BaySpo 1574号(2019/01/25)掲載
世界経済フォーラムの「第4次産業革命センター」
ジェトロ・サンフランシスコ 次長 下田 裕和
下田 裕和(しもだ ひろかず)
JETROサンフランシスコ次長。平成11年、通商産業省(現経済産業省)入省。IT、サイバーセキュリティ、バイオ・再生医療、ヘルスケア、サービス業等の産業推進担当を経て、2016年6月より現職。東京工業大学卒。

 ラスベガスの巨大展示会CESが終わりました。今年は、製品そのものよりも生活に近い部分での人との接点、つまり使い方や生活の変化を説明する展示が増えたように感じました。自動運転車やドローンが日常生活の一部になった社会というのは、イメージするのが簡単そうで意外と難しいです。ベイエリアに住んでいると自動運転のテスト車はよく見かけるので少し実感できますが、ドローンは飛んでいる姿をほとんど見かけません。将来、ふと空を見ると何十機ものドローンや空飛ぶ車が往来する世界が来る? と言われても、心の準備はできていません。


 ドローンというのは無人航空機のことで、人が乗る空飛ぶ車とは分けて考えています。元々軍事用途で開発が進められてきたドローンは、標的、偵察、武器のイメージがある人もいるかもしれません。本格的に民間利用されたのは、1980年代に開発されたヤマハ発動機の農薬散布用無人ヘリコプターが世界初だと言われています。20キログラムもの荷物を持ち上げるラジコンです。農薬散布用ヘリは日本国内で普及し、世界のドローン市場の大きなシェアを日本企業が取ることになります。その後、スマホの普及によるバッテリーや加速度センサ、GPSモジュール等の軽量化・低価格化を背景に、2010年代には中国のDJIが空撮用途で人気を得て、今では台数ベースで約60%のシェアを取っています。他方、同社のドローンは売上高では約25%のシェアで、まだまだ多くのメーカーが参入・競争しています。


 ドローンの市場規模は急速に伸び、調査会社によると、2018年には世界で約5000億円、日本で約860億円と推計されています。面白いのは世界と日本とで用途に違いがみられる点です。世界市場では空撮が50%以上で、続いて測量、検査、農業の順となりますが、日本市場では、農業が50%以上で、続いて測量、検査、空撮の順となります。ドローン市場は、将来爆発的に伸びることが予測されつつも、時期については調査会社ごとに異なります。鍵となるのは、操縦者に見えない場所(目視外)でも安全に飛べるようになるタイミングです。一般住民の上空を安全に目視外飛行するためには、技術開発に加えて、規制や標準仕様の整備が必要で、その対応に時間がかかります。イノベーションの恩恵をいち早く、最大限受けるためには、安全を確保しつつ実社会へのテスト導入を進めていくことが効果的です。各国ともアジャイルでの柔軟な規制運用を模索しているのですが、実はリスクを負うことが苦手な日本も結構頑張っていたりします。

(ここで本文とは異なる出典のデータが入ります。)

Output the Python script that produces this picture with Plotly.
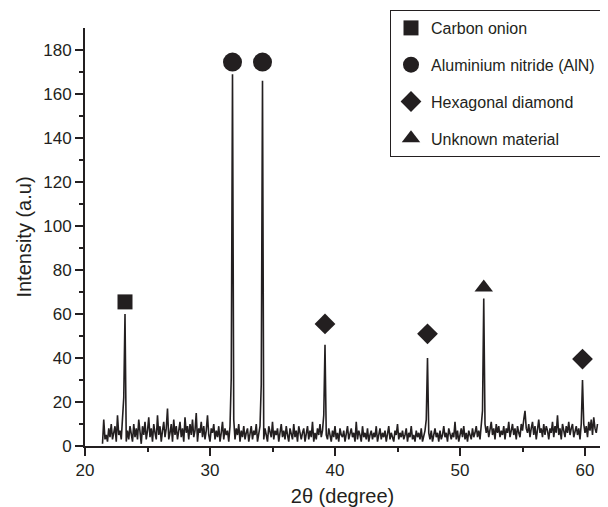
import plotly.graph_objects as go

# Sampling grid of the diffraction scan (degrees 2-theta)
scan_start = 21.4
scan_step = 0.1

# Background intensity (a.u.), one value per step
noise = [
    1, 12, 3, 5, 2, 8, 4, 10, 3, 6, 9, 2, 14, 5, 7, 3, 11, 4, 6, 2,
    7, 3, 9, 5, 2, 10, 4, 8, 3, 12, 6, 1, 9, 5, 11, 3, 7, 13, 4, 8,
    2, 10, 6, 3, 14, 5, 9, 2, 7, 11, 4, 8, 17, 3, 6, 10, 2, 12, 5, 9,
    3, 7, 11, 4, 8, 2, 13, 6, 9, 3, 10, 5, 12, 4, 7, 15, 2, 8, 6, 11,
    4, 9, 3, 7, 14, 5, 2, 8, 6, 10, 3, 7, 4, 9, 2, 6, 11, 3, 8, 5,
    7, 2, 9, 4, 6, 12, 3, 8, 5, 10, 2, 7, 4, 9, 3, 6, 8, 2, 5, 9,
    3, 7, 5, 10, 2, 6, 9, 4, 7, 3, 8, 5, 2, 9, 6, 4, 11, 3, 7, 5,
    8, 2, 6, 10, 4, 7, 3, 9, 5, 2, 8, 6, 3, 10, 4, 7, 2, 9, 5, 3,
    6, 8, 2, 5, 9, 3, 7, 4, 11, 2, 6, 3, 8, 5, 10, 4, 7, 2, 6, 5,
    3, 8, 5, 2, 7, 4, 9, 3, 6, 2, 8, 5, 4, 7, 2, 6, 9, 3, 5, 8,
    4, 6, 2, 11, 3, 7, 5, 2, 9, 4, 6, 3, 8, 2, 5, 7, 3, 6, 4, 9,
    2, 5, 8, 3, 6, 4, 7, 2, 5, 9, 3, 6, 4, 2, 7, 5, 10, 3, 6, 4,
    7, 3, 5, 8, 2, 6, 4, 9, 3, 5, 2, 7, 4, 6, 3, 8, 2, 5, 7, 4,
    5, 6, 3, 7, 2, 5, 8, 4, 6, 2, 7, 3, 5, 9, 4, 6, 2, 8, 5, 3,
    6, 4, 11, 3, 7, 2, 5, 8, 4, 9, 3, 6, 2, 7, 5, 3, 8, 4, 6, 9,
    4, 7, 3, 8, 12, 9, 10, 6, 9, 4, 7, 11, 5, 8, 3, 10, 6, 9, 4, 7,
    5, 9, 3, 8, 6, 11, 4, 7, 10, 5, 8, 3, 9, 6, 4, 10, 7, 12, 16, 8,
    6, 10, 4, 8, 11, 5, 9, 3, 7, 12, 6, 8, 4, 10, 5, 9, 7, 3, 8, 6,
    11, 4, 9, 6, 14, 5, 8, 3, 10, 7, 4, 9, 6, 11, 5, 8, 10, 4, 7, 9,
    5, 8, 3, 12, 6, 10, 6, 9, 4, 11, 7, 12, 5, 13, 8, 6, 10,
]

# Diffraction peaks
peak_2theta = [23.2, 31.8, 34.2, 39.2, 47.4, 51.9, 59.8]
peak_height = [60, 169, 166, 46, 40, 67, 30]
peak_shoulder = [22, 31, 28, 14, 12, 16, 10]

# Phase markers placed above peaks
phase_names = ["Carbon onion", "Aluminium nitride (AlN)", "Hexagonal diamond", "Unknown material"]
phase_symbols = ["square", "circle", "diamond", "triangle-up"]
phase_sizes = [15, 19, 16, 16]
phase_x = [[23.2], [31.8, 34.2], [39.2, 47.4, 59.8], [51.9]]
phase_y = [[65.5], [174.5, 174.5], [55.5, 51.0, 39.5], [72.0]]

two_theta = [round(scan_start + i * scan_step, 2) for i in range(len(noise))]
intensity = list(noise)
for p, h, s in zip(peak_2theta, peak_height, peak_shoulder):
    i = round((p - scan_start) / scan_step)
    intensity[i] = h
    intensity[i - 1] = s

ink = "#231f20"
fig = go.Figure()
fig.add_trace(go.Scatter(x=two_theta, y=intensity, mode="lines",
                         line=dict(color=ink, width=1.6), showlegend=False,
                         hoverinfo="skip"))
for k, name in enumerate(phase_names):
    fig.add_trace(go.Scatter(
        x=phase_x[k], y=phase_y[k], mode="markers", name=name,
        legendgroup=name,
        marker=dict(symbol=phase_symbols[k], size=phase_sizes[k], color=ink,
                    line=dict(width=0)),
    ))

font_family = "Liberation Sans, Arial, sans-serif"
fig.update_layout(
    width=600, height=499,
    margin=dict(l=77, r=8, t=20, b=61, autoexpand=False),
    paper_bgcolor="white", plot_bgcolor="white",
    font=dict(family=font_family, size=17, color=ink),
    legend=dict(
        x=(382 - 77) / 515, y=(438 - 2) / 418, xanchor="left", yanchor="top",
        bgcolor="white", bordercolor=ink, borderwidth=1,
        font=dict(size=16, color=ink), traceorder="grouped", tracegroupgap=13,
        itemsizing="trace",
    ),
    xaxis=dict(
        range=[20, 61.2], showgrid=False, zeroline=False,
        showline=True, linecolor=ink, linewidth=2,
        ticks="outside", ticklen=8, tickwidth=2, tickcolor=ink,
        tickmode="array", tickvals=[20, 30, 40, 50, 60],
        minor=dict(tickvals=[25, 35, 45, 55], ticks="outside", ticklen=4,
                   tickwidth=2, tickcolor=ink),
        title=dict(text="2θ (degree)", font=dict(size=20), standoff=10),
    ),
    yaxis=dict(
        range=[0, 190], showgrid=False, zeroline=False,
        showline=True, linecolor=ink, linewidth=2,
        ticks="outside", ticklen=8, tickwidth=2, tickcolor=ink,
        tickmode="array", tickvals=[0, 20, 40, 60, 80, 100, 120, 140, 160, 180],
        minor=dict(tickvals=[10, 30, 50, 70, 90, 110, 130, 150, 170], ticks="outside",
                   ticklen=4, tickwidth=2, tickcolor=ink),
        title=dict(text="Intensity (a.u)", font=dict(size=20), standoff=6),
    ),
)

fig.write_html("out.html")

 もともと日本は、農業用散布用ヘリなどで航空法の例外許可承認について、珍しく規制当局の柔軟な対応を実践してきた経験があります。今の日本の環境整備を3つご紹介します。まず、昨夏、福島県南相馬市に福島ロボットテストフィールドというインフラ点検、災害対応、物流などに使われるロボット・ドローンの実験場(合計約50ヘクタール)を整備しました。ここで企業の技術開発と規制当局の勉強、国際標準化の下地作りをします。次に、先月、経済産業省と国土交通省が共同でドローン実用化のロードマップを作りました。企業が実用化計画を公表する例は多いですが、規制当局が具体的な課題と時期を示したのは世界初です。そして、鍵となるドローンの目視外飛行や第三者上空飛行を可能にするための官民検討会を開催し、ロードマップの実現を着実に進めます。こうした環境整備を通じて、安全性確保とイノベーション推進の両輪を加速させます。


 ピタゴラスイッチというテレビ番組をご存知でしょうか。日用品で作られたからくりの道をビー玉が巧みに転がりながらゴールへ向かうのですが、その予想を超える動きについつい「うぉー」と声を出してしまいます。この番組は、私たちが普段の生活で気づいていない、さまざまな不思議な構造や面白い考え方、法則を教えてくれます。一見無駄な出っ張りも、実はそれはエンジニアが考え抜いて生み出した大きさ、角度、位置の出っ張りで、このおかげで部品がずれることなく組み立てられる重要な機構だったりするのです。


 聞いてしまえば単純なことでも、そこに答えがあるかわからない中での試行錯誤は果てしない戦いです。それを企業と規制当局が一緒に取り組む環境はできました。老後にドローンがお気に入りのラーメン屋さんからつけ麺を運んでくれることを夢見つつ、今という実用化の過渡期に生じるリスクを正しく理解していこうと思います。